Less somber were the decidedly non-traditional signs in our dinner restaurant’s bathroom. Perhaps a fitting reminder that we were, quite temporarily, in central Europe rather than the Balkans?



A reminder of 1956
Pécs sits at the southern edge of the Mecsek, a range of wooded limestone mountains that reach slightly over 2,000 feet in elevation, part of the Trans-Danubian Hills region west of the Great Hungarian Plain (which, to my regret, we never saw). The next morning, I took a bracing hike to the top of the first hill in the range, dodging the switchbacks of the road to follow a maze of forest paths through the combined nature park/watershed area. This was to be my main chance at a Hungary bird list, and the woods did not disappoint.

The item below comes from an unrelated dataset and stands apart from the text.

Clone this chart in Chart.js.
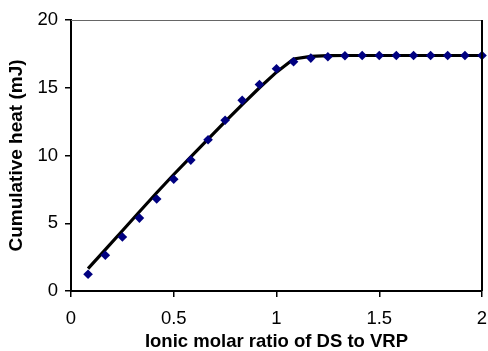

At first light, the thick landscaping around the small mansions along the approach sheltered Eurasian Blackbirds, Goldcrests, European Robins, Black Redstarts, and Spotted Flycatchers, common dawn callers that seemed to be in every European forest. Farther up, as I reached the top, I saw a Great Spotted Woodpecker and hordes of chickadee-like Eurasian Blue Tits, along with Long-tailed, Great, and Marsh tits.
The woods also contain restored stone works that seemed to be associated with the park’s function as a water reservoir. On one wall was a memorial to the local 1956 resistance, part of the doomed Hungarian Revolution against the Soviet Union.
Not far away, I found a small stone tower with a staircase spiraling down into gloom, and a pair of sandals left out for some reason. I began to descend with the light of my phone, but heard loud protestations, something like “get out!” in Hungarian; this was someone’s rent-free lair, it seemed.
Ultimately, I got what I came for on my brief hike, a view southward across the city to flatter parts of the Carpathian (Pannonian) Basin this side of the Drava River, more or less in the direction we would take a bit later in the day.